Is the Hoka Tecton X 2 worth $225?
This is a loaded question for the Hoka Tecton X 2. In a day and age where “super” shoes are consistently priced at $200-$250, this shoe certainly justifies the price tag. It will perform on race days but isn’t limited to fast-paced running.
The Profly-X midsole feels soft and responsive on the easier days, making this a versatile shoe that can go fast. Additionally, the dual plate technology makes this shoe naturally a more accommodating super shoe compared to single plate counterparts. Coupled with the outsole durability, the Tecton X 2 should last you several hundred miles. If you’re a serious runner who doesn’t mind spending money on quality gear, these shoes are worth it.
With any carbon-plated shoe, the ability to perform on technical terrain is in question. I wouldn’t take the Hoka Tecton X 2’s on any higher alpine scrambles or routes with precarious footing. Naturally, these shoes want to remain on a relatively stable trail, which could limit their use.

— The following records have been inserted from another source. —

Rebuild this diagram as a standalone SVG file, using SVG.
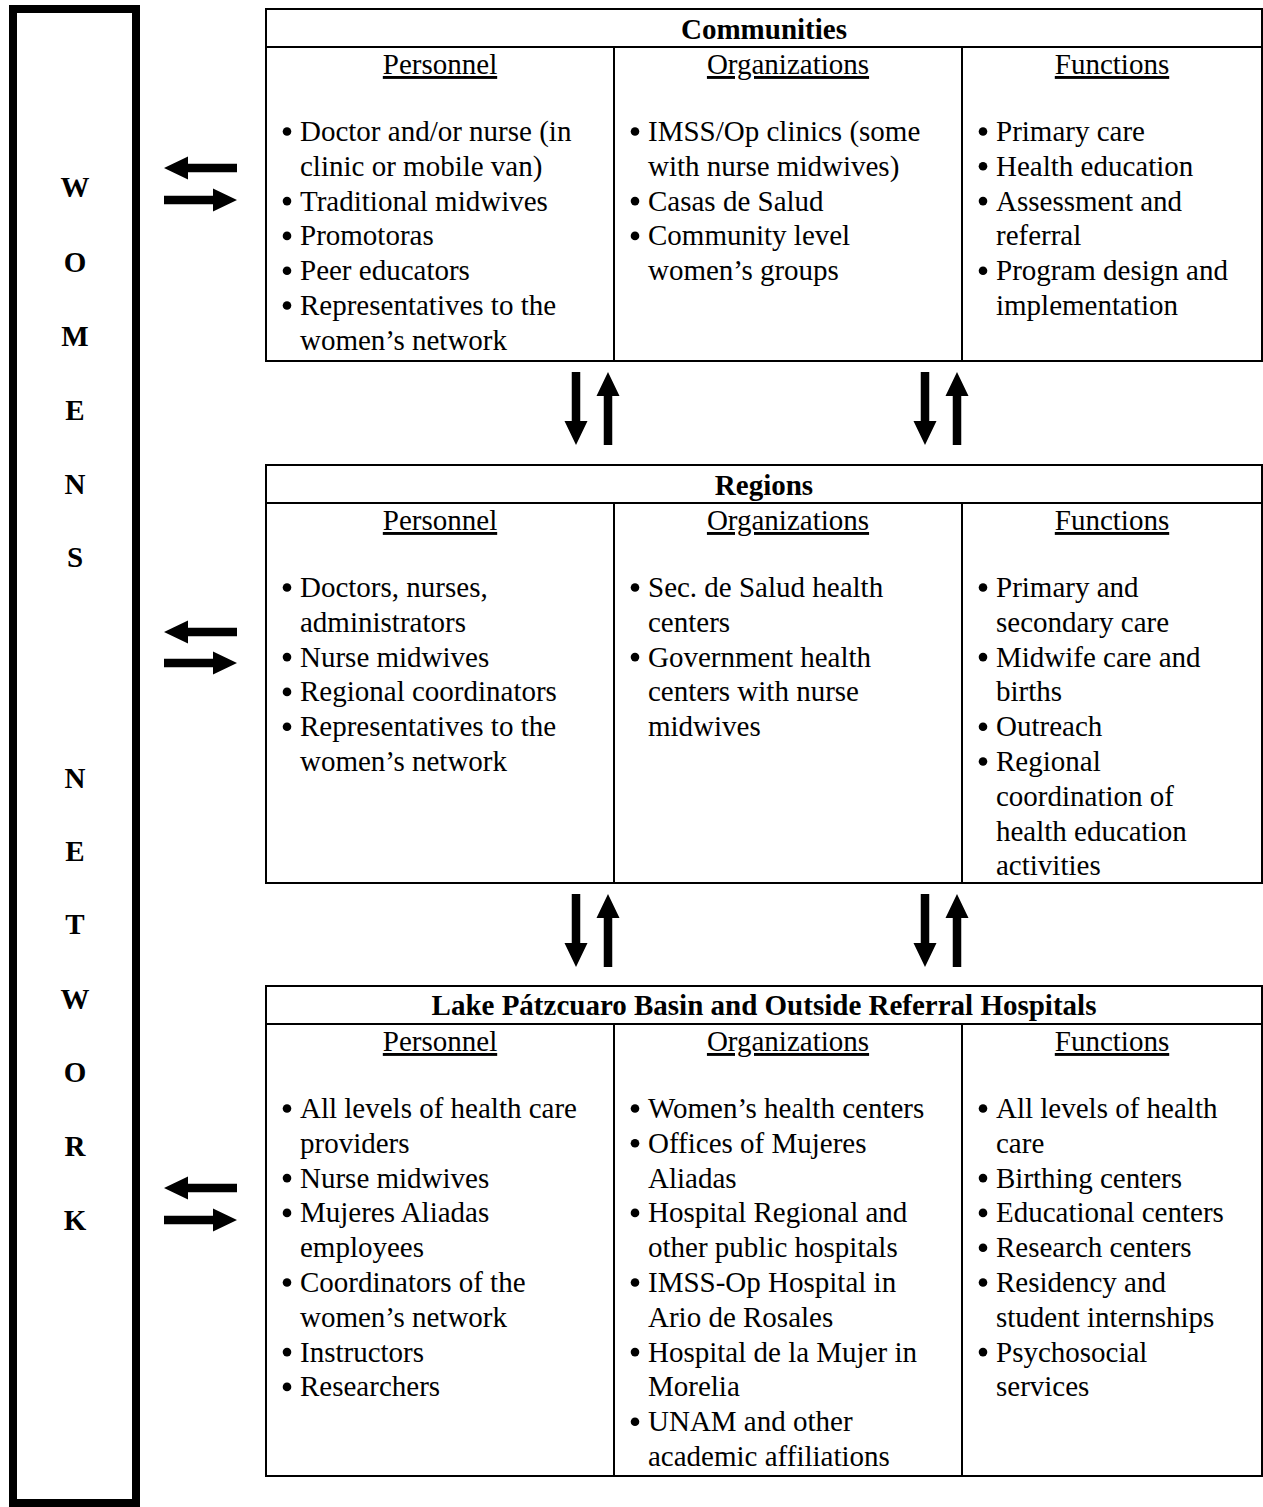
<svg xmlns="http://www.w3.org/2000/svg" width="1263" height="1507" viewBox="0 0 1263 1507">
<style>
.t{font-family:"Liberation Serif","Times New Roman",serif;font-size:29px;fill:#000}
.b{font-weight:bold}
.c{text-anchor:middle}
.u{text-decoration:underline}
.box{fill:#fff;stroke:#000;stroke-width:2}
.ln{stroke:#000;stroke-width:2}
.frame{fill:#fff;stroke:#000;stroke-width:8}
</style>
<defs>
<path id="arr" d="M0,-4.25 H49 V-11.5 L73,0 L49,11.5 V4.25 H0 Z" fill="#000"/>
<circle id="bul" r="4.3" fill="#000"/>
</defs>
<rect width="1263" height="1507" fill="#fff"/>

<g id="womens-network">
<rect class="frame" x="13" y="9" width="123" height="1494"/>
<g class="t b c">
<text x="75" y="197">W</text>
<text x="75" y="272">O</text>
<text x="75" y="346">M</text>
<text x="75" y="420">E</text>
<text x="75" y="494">N</text>
<text x="75" y="567">S</text>
<text x="75" y="788">N</text>
<text x="75" y="861">E</text>
<text x="75" y="934">T</text>
<text x="75" y="1009">W</text>
<text x="75" y="1082">O</text>
<text x="75" y="1156">R</text>
<text x="75" y="1230">K</text>
</g>
</g>

<g id="communities">
<rect class="box" x="266" y="9" width="996" height="352"/>
<line class="ln" x1="266" y1="47" x2="1262" y2="47"/>
<line class="ln" x1="614" y1="47" x2="614" y2="361"/>
<line class="ln" x1="962" y1="47" x2="962" y2="361"/>
<text class="t b c" x="764" y="39">Communities</text>
<text class="t c u" x="440" y="74">Personnel</text>
<text class="t c u" x="788" y="74">Organizations</text>
<text class="t c u" x="1112" y="74">Functions</text>
<use href="#bul" x="287" y="131.5"/><use href="#bul" x="287" y="201.1"/><use href="#bul" x="287" y="235.9"/><use href="#bul" x="287" y="270.7"/><use href="#bul" x="287" y="305.5"/>
<text class="t"><tspan x="300" y="141">Doctor and/or nurse (in</tspan><tspan x="300" y="175.8">clinic or mobile van)</tspan><tspan x="300" y="210.6">Traditional midwives</tspan><tspan x="300" y="245.4">Promotoras</tspan><tspan x="300" y="280.2">Peer educators</tspan><tspan x="300" y="315">Representatives to the</tspan><tspan x="300" y="349.8">women’s network</tspan></text>
<use href="#bul" x="635" y="131.5"/><use href="#bul" x="635" y="201.1"/><use href="#bul" x="635" y="235.9"/>
<text class="t"><tspan x="648" y="141">IMSS/Op clinics (some</tspan><tspan x="648" y="175.8">with nurse midwives)</tspan><tspan x="648" y="210.6">Casas de Salud</tspan><tspan x="648" y="245.4">Community level</tspan><tspan x="648" y="280.2">women’s groups</tspan></text>
<use href="#bul" x="983" y="131.5"/><use href="#bul" x="983" y="166.3"/><use href="#bul" x="983" y="201.1"/><use href="#bul" x="983" y="270.7"/>
<text class="t"><tspan x="996" y="141">Primary care</tspan><tspan x="996" y="175.8">Health education</tspan><tspan x="996" y="210.6">Assessment and</tspan><tspan x="996" y="245.4">referral</tspan><tspan x="996" y="280.2">Program design and</tspan><tspan x="996" y="315">implementation</tspan></text>
</g>

<g id="regions">
<rect class="box" x="266" y="465" width="996" height="418"/>
<line class="ln" x1="266" y1="503" x2="1262" y2="503"/>
<line class="ln" x1="614" y1="503" x2="614" y2="883"/>
<line class="ln" x1="962" y1="503" x2="962" y2="883"/>
<text class="t b c" x="764" y="495">Regions</text>
<text class="t c u" x="440" y="530">Personnel</text>
<text class="t c u" x="788" y="530">Organizations</text>
<text class="t c u" x="1112" y="530">Functions</text>
<use href="#bul" x="287" y="587.5"/><use href="#bul" x="287" y="657.1"/><use href="#bul" x="287" y="691.9"/><use href="#bul" x="287" y="726.7"/>
<text class="t"><tspan x="300" y="597">Doctors, nurses,</tspan><tspan x="300" y="631.8">administrators</tspan><tspan x="300" y="666.6">Nurse midwives</tspan><tspan x="300" y="701.4">Regional coordinators</tspan><tspan x="300" y="736.2">Representatives to the</tspan><tspan x="300" y="771">women’s network</tspan></text>
<use href="#bul" x="635" y="587.5"/><use href="#bul" x="635" y="657.1"/>
<text class="t"><tspan x="648" y="597">Sec. de Salud health</tspan><tspan x="648" y="631.8">centers</tspan><tspan x="648" y="666.6">Government health</tspan><tspan x="648" y="701.4">centers with nurse</tspan><tspan x="648" y="736.2">midwives</tspan></text>
<use href="#bul" x="983" y="587.5"/><use href="#bul" x="983" y="657.1"/><use href="#bul" x="983" y="726.7"/><use href="#bul" x="983" y="761.5"/>
<text class="t"><tspan x="996" y="597">Primary and</tspan><tspan x="996" y="631.8">secondary care</tspan><tspan x="996" y="666.6">Midwife care and</tspan><tspan x="996" y="701.4">births</tspan><tspan x="996" y="736.2">Outreach</tspan><tspan x="996" y="771">Regional</tspan><tspan x="996" y="805.8">coordination of</tspan><tspan x="996" y="840.6">health education</tspan><tspan x="996" y="875.4">activities</tspan></text>
</g>

<g id="lake-patzcuaro">
<rect class="box" x="266" y="986" width="996" height="490"/>
<line class="ln" x1="266" y1="1024" x2="1262" y2="1024"/>
<line class="ln" x1="614" y1="1024" x2="614" y2="1476"/>
<line class="ln" x1="962" y1="1024" x2="962" y2="1476"/>
<text class="t b c" x="764" y="1015">Lake Pátzcuaro Basin and Outside Referral Hospitals</text>
<text class="t c u" x="440" y="1051">Personnel</text>
<text class="t c u" x="788" y="1051">Organizations</text>
<text class="t c u" x="1112" y="1051">Functions</text>
<use href="#bul" x="287" y="1108.5"/><use href="#bul" x="287" y="1178.1"/><use href="#bul" x="287" y="1212.9"/><use href="#bul" x="287" y="1282.5"/><use href="#bul" x="287" y="1352.1"/><use href="#bul" x="287" y="1386.9"/>
<text class="t"><tspan x="300" y="1118">All levels of health care</tspan><tspan x="300" y="1152.8">providers</tspan><tspan x="300" y="1187.6">Nurse midwives</tspan><tspan x="300" y="1222.4">Mujeres Aliadas</tspan><tspan x="300" y="1257.2">employees</tspan><tspan x="300" y="1292">Coordinators of the</tspan><tspan x="300" y="1326.8">women’s network</tspan><tspan x="300" y="1361.6">Instructors</tspan><tspan x="300" y="1396.4">Researchers</tspan></text>
<use href="#bul" x="635" y="1108.5"/><use href="#bul" x="635" y="1143.3"/><use href="#bul" x="635" y="1212.9"/><use href="#bul" x="635" y="1282.5"/><use href="#bul" x="635" y="1352.1"/><use href="#bul" x="635" y="1421.7"/>
<text class="t"><tspan x="648" y="1118">Women’s health centers</tspan><tspan x="648" y="1152.8">Offices of Mujeres</tspan><tspan x="648" y="1187.6">Aliadas</tspan><tspan x="648" y="1222.4">Hospital Regional and</tspan><tspan x="648" y="1257.2">other public hospitals</tspan><tspan x="648" y="1292">IMSS-Op Hospital in</tspan><tspan x="648" y="1326.8">Ario de Rosales</tspan><tspan x="648" y="1361.6">Hospital de la Mujer in</tspan><tspan x="648" y="1396.4">Morelia</tspan><tspan x="648" y="1431.2">UNAM and other</tspan><tspan x="648" y="1466">academic affiliations</tspan></text>
<use href="#bul" x="983" y="1108.5"/><use href="#bul" x="983" y="1178.1"/><use href="#bul" x="983" y="1212.9"/><use href="#bul" x="983" y="1247.7"/><use href="#bul" x="983" y="1282.5"/><use href="#bul" x="983" y="1352.1"/>
<text class="t"><tspan x="996" y="1118">All levels of health</tspan><tspan x="996" y="1152.8">care</tspan><tspan x="996" y="1187.6">Birthing centers</tspan><tspan x="996" y="1222.4">Educational centers</tspan><tspan x="996" y="1257.2">Research centers</tspan><tspan x="996" y="1292">Residency and</tspan><tspan x="996" y="1326.8">student internships</tspan><tspan x="996" y="1361.6">Psychosocial</tspan><tspan x="996" y="1396.4">services</tspan></text>
</g>

<g id="connectors">
<use href="#arr" transform="translate(237,168) rotate(180)"/>
<use href="#arr" transform="translate(164,200)"/>
<use href="#arr" transform="translate(237,632) rotate(180)"/>
<use href="#arr" transform="translate(164,663)"/>
<use href="#arr" transform="translate(237,1188) rotate(180)"/>
<use href="#arr" transform="translate(164,1220)"/>
<use href="#arr" transform="translate(576,372) rotate(90)"/>
<use href="#arr" transform="translate(608,445) rotate(-90)"/>
<use href="#arr" transform="translate(925,372) rotate(90)"/>
<use href="#arr" transform="translate(957,445) rotate(-90)"/>
<use href="#arr" transform="translate(576,894) rotate(90)"/>
<use href="#arr" transform="translate(608,967) rotate(-90)"/>
<use href="#arr" transform="translate(925,894) rotate(90)"/>
<use href="#arr" transform="translate(957,967) rotate(-90)"/>
</g>
</svg>
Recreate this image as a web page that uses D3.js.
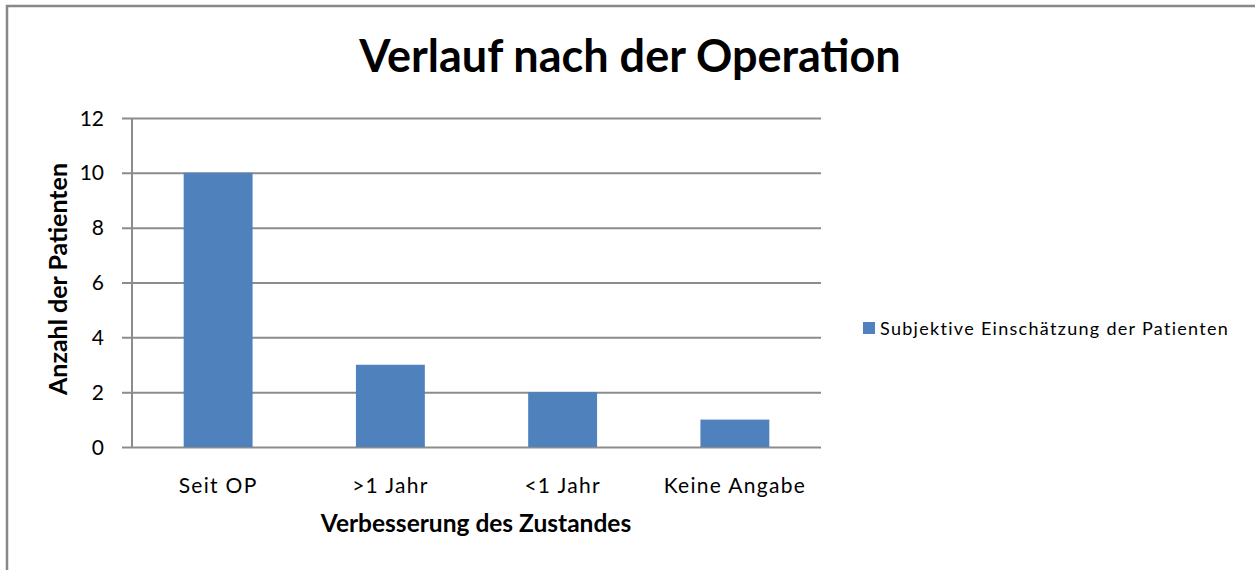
<!DOCTYPE html>
<html>
<head>
<meta charset="utf-8">
<script src="https://cdn.jsdelivr.net/npm/d3@7"></script>
<style>
  html, body { margin: 0; padding: 0; background: #fff; }
  svg { display: block; font-family: Lato, "Open Sans", sans-serif; }
</style>
</head>
<body>
<svg id="chart" width="1255" height="570"></svg>
<script>
// Categories and counts
const categories = ["Seit OP", ">1 Jahr", "<1 Jahr", "Keine Angabe"];
const patientCounts = [10, 3, 2, 1];
const yTicks = [0, 2, 4, 6, 8, 10, 12];
const seriesName = "Subjektive Einschätzung der Patienten";
const chartTitle = "Verlauf nach der Operation";
const xTitle = "Verbesserung des Zustandes";
const yTitle = "Anzahl der Patienten";

const svg = d3.select("#chart");
const W = 1255, H = 570;
const plot = { left: 132, right: 821, top: 118, bottom: 447 };
const barColor = "#4f81bd";
const gridColor = "#8c8c8c";

// Outer frame
svg.append("rect")
  .attr("x", 7).attr("y", 6)
  .attr("width", W + 10).attr("height", H + 10)
  .attr("fill", "#fff").attr("stroke", "#888").attr("stroke-width", 2.5);

const x = d3.scaleBand()
  .domain(categories)
  .range([plot.left, plot.right])
  .paddingInner(0.6).paddingOuter(0.3);

const y = d3.scaleLinear()
  .domain([0, 12])
  .range([plot.bottom, plot.top]);

// Horizontal gridlines with left tick marks
const yAxis = d3.axisLeft(y)
  .tickValues(yTicks)
  .tickSize(-(plot.right - plot.left))
  .tickPadding(0)
  .tickFormat("");
const gy = svg.append("g")
  .attr("transform", `translate(${plot.left},0)`)
  .call(yAxis);
gy.select(".domain").remove();
gy.selectAll(".tick line")
  .attr("x1", -10)
  .attr("stroke", gridColor).attr("stroke-width", 2);

// Y tick labels
svg.append("g").selectAll("text")
  .data(yTicks).join("text")
  .attr("x", 104).attr("y", d => y(d))
  .attr("dy", "0.36em")
  .attr("text-anchor", "end")
  .attr("font-size", 21).attr("fill", "#000")
  .text(d => d);

// Vertical axis line
svg.append("line")
  .attr("x1", plot.left).attr("x2", plot.left)
  .attr("y1", plot.top).attr("y2", plot.bottom)
  .attr("stroke", gridColor).attr("stroke-width", 2);

// Bars
svg.append("g").selectAll("rect")
  .data(categories.map((c, i) => ({ c, v: patientCounts[i] })))
  .join("rect")
  .attr("x", d => x(d.c))
  .attr("width", x.bandwidth())
  .attr("y", d => y(d.v))
  .attr("height", d => y(0) - y(d.v))
  .attr("fill", barColor);

// Category labels
svg.append("g").selectAll("text")
  .data(categories).join("text")
  .attr("x", d => x(d) + x.bandwidth() / 2)
  .attr("y", 493)
  .attr("text-anchor", "middle")
  .attr("font-size", 21).attr("letter-spacing", 1.3).attr("fill", "#000")
  .text(d => d);

// Titles
svg.append("text")
  .attr("x", 630).attr("y", 72)
  .attr("text-anchor", "middle")
  .attr("font-size", 45).attr("font-weight", "bold")
  .text(chartTitle);

svg.append("text")
  .attr("x", 476).attr("y", 532)
  .attr("text-anchor", "middle")
  .attr("font-size", 24.5).attr("font-weight", "bold")
  .text(xTitle);

svg.append("text")
  .attr("transform", `translate(67,279) rotate(-90)`)
  .attr("text-anchor", "middle")
  .attr("font-size", 25).attr("font-weight", "bold")
  .text(yTitle);

// Legend
const lg = svg.append("g").attr("transform", "translate(863,322)");
lg.append("rect").attr("width", 12).attr("height", 12).attr("fill", barColor);
lg.append("text")
  .attr("x", 17).attr("y", 12.5)
  .attr("font-size", 18).attr("letter-spacing", 1.3)
  .text(seriesName);
</script>
</body>
</html>
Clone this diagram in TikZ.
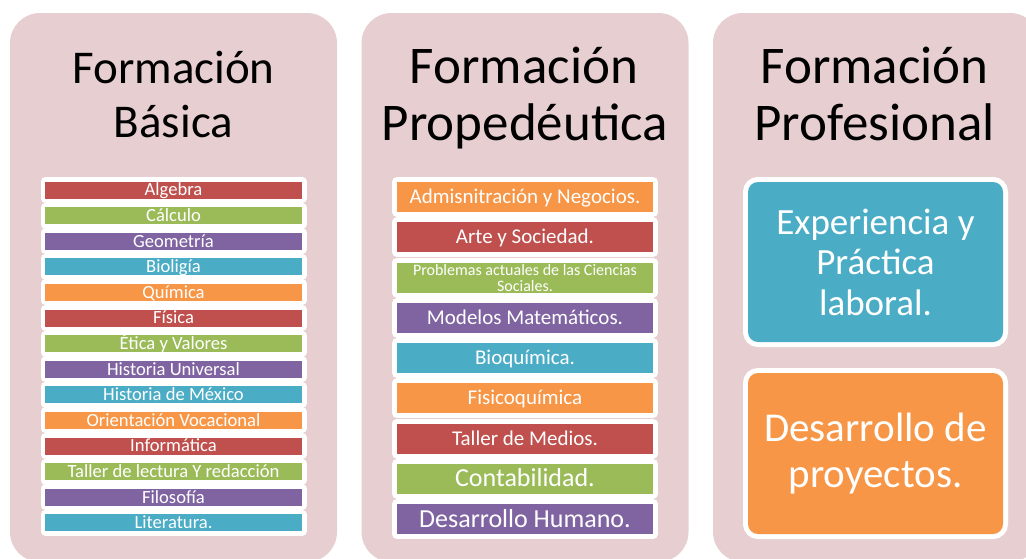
\documentclass[tikz,border=0pt]{standalone}
\usepackage{fontspec}
\setmainfont{Carlito}
\definecolor{panel}{RGB}{231,207,209}
\definecolor{cred}{RGB}{192,80,77}
\definecolor{cgreen}{RGB}{155,187,89}
\definecolor{cpurple}{RGB}{128,100,162}
\definecolor{cblue}{RGB}{75,172,198}
\definecolor{corange}{RGB}{247,150,70}
\begin{document}
\begin{tikzpicture}[x=1pt,y=-1pt,
  panelbox/.style={fill=panel, rounded corners=30pt, minimum width=327pt, minimum height=549pt, inner sep=0pt},
  titletext/.style={anchor=base, inner sep=0pt, text=black},
  barA/.style={fill=#1, text=white, inner sep=0pt, minimum width=257pt, minimum height=17pt,
     text height=11.8pt, text depth=0pt, font=\fontsize{18.6}{20}\selectfont,
     preaction={draw=white, line width=9pt, line join=round}},
  barB/.style={fill=#1, text=white, inner sep=0pt, minimum width=256pt, minimum height=30pt,
     text height=13.3pt, text depth=0pt, font=\fontsize{21}{24}\selectfont,
     preaction={draw=white, line width=10pt, line join=round}},
  bigB/.style={text height=16.4pt, font=\fontsize{26}{30}\selectfont},
  probox/.style={fill=#1, text=white, inner sep=0pt, minimum width=255pt, rounded corners=10pt,
     align=center, preaction={draw=white, line width=10pt, rounded corners=10pt}}
]
\useasboundingbox (0,0) rectangle (1026,558);
\clip (0,0) rectangle (1026,558);
% panels
\node[panelbox] (p1) at (173.5,287.5) {};
\node[panelbox] (p2) at (525,287.5) {};
\node[panelbox] (p3) at (876.5,287.5) {};
% titles
\node[titletext, font=\fontsize{47}{54}\selectfont] (t1a) at (173.5,83) {Formación};
\node[titletext, font=\fontsize{47}{54}\selectfont] (t1b) at (173.5,137) {Básica};
\node[titletext, font=\fontsize{53}{57}\selectfont] (t2a) at (524,83) {Formación};
\node[titletext, font=\fontsize{53}{57}\selectfont] (t2b) at (525,140) {Propedéutica};
\node[titletext, font=\fontsize{53}{57}\selectfont] (t3a) at (874.5,83) {Formación};
\node[titletext, font=\fontsize{53}{57}\selectfont] (t3b) at (874.5,140) {Profesional};
% panel 1 list
\node[barA=cred]    (a1)  at (173.5,190.0) {Algebra};
\node[barA=cgreen]  (a2)  at (173.5,215.6) {Cálculo};
\node[barA=cpurple] (a3)  at (173.5,241.2) {Geometría};
\node[barA=cblue]   (a4)  at (173.5,266.8) {Bioligía};
\node[barA=corange] (a5)  at (173.5,292.4) {Química};
\node[barA=cred]    (a6)  at (173.5,318.0) {Física};
\node[barA=cgreen]  (a7)  at (173.5,343.6) {Ética y Valores};
\node[barA=cpurple] (a8)  at (173.5,369.2) {Historia Universal};
\node[barA=cblue]   (a9)  at (173.5,394.8) {Historia de México};
\node[barA=corange] (a10) at (173.5,420.4) {Orientación Vocacional};
\node[barA=cred]    (a11) at (173.5,446.0) {Informática};
\node[barA=cgreen]  (a12) at (173.5,471.6) {Taller de lectura Y redacción};
\node[barA=cpurple] (a13) at (173.5,497.2) {Filosofía};
\node[barA=cblue]   (a14) at (173.5,522.8) {Literatura.};
% panel 2 list
\node[barB=corange] (b1) at (525,197.0) {Admisnitración y Negocios.};
\node[barB=cred]    (b2) at (525,237.2) {Arte y Sociedad.};
\node[barB=cgreen, text height=, text depth=, font=\fontsize{16}{16}\selectfont, align=center] (b3) at (525,277.5) {Problemas actuales de las Ciencias\\Sociales.};
\node[barB=cpurple] (b4) at (525,317.7) {Modelos Matemáticos.};
\node[barB=cblue]   (b5) at (525,358.0) {Bioquímica.};
\node[barB=corange] (b6) at (525,398.2) {Fisicoquímica};
\node[barB=cred]    (b7) at (525,438.5) {Taller de Medios.};
\node[barB=cgreen, bigB]  (b8) at (525,478.7) {Contabilidad.};
\node[barB=cpurple, bigB] (b9) at (525,519.0) {Desarrollo Humano.};
% panel 3 boxes
\node[probox=cblue, minimum height=160pt, font=\fontsize{37}{40.5}\selectfont] (c1) at (875.5,262) {Experiencia y\\Práctica\\laboral.};
\node[probox=corange, minimum height=161pt, font=\fontsize{41}{46}\selectfont] (c2) at (875.5,453.5) {Desarrollo de\\proyectos.};
\end{tikzpicture}
\end{document}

Although I enjoy the stability a dual plate brings to the shoe, it somewhat lacks the quick “snap” feel of a traditional carbon racer. This means that despite the propulsion the plates will offer, you might not feel the snap. The crossing design of the plates in the heel also doesn’t feel super necessary and can lead to some weird response if you land on your heel, but you typically wouldn’t experience this if you’re not on technical terrain.
The price is an obvious con, but unfortunately, it may be the new reality for carbon-plated trail shoes.
Hoka Tecton X 2 Summary
The slight but noticeable updates to the Hoka Tecton X 2 make this shoe the perfect trail racer that Hoka wants the line to be. This shoe offers the patented Hoka cushion with the responsiveness and propulsion of a plated race shoe.
This shoe performs best when moving fast through low to intermediate terrain. Despite the “race” focus of a carbon shoe, the Hoka Tecton X 2 is comfortable enough to take out on your long, slow days when you want a little extra pep in your cruiser miles. The outsole provides super light but trustworthy traction that will handle pretty much anything aside from deep mud.
The Tecton X 2 lives up to the hype and is a classic example of a shoe brand addressing complaints without altering what makes the shoe good. If you’re looking for a plated shoe that can do both everyday training and race speeds, the Tecton X 2 is for you.
Great summary. Thanks for getting into the technicalities.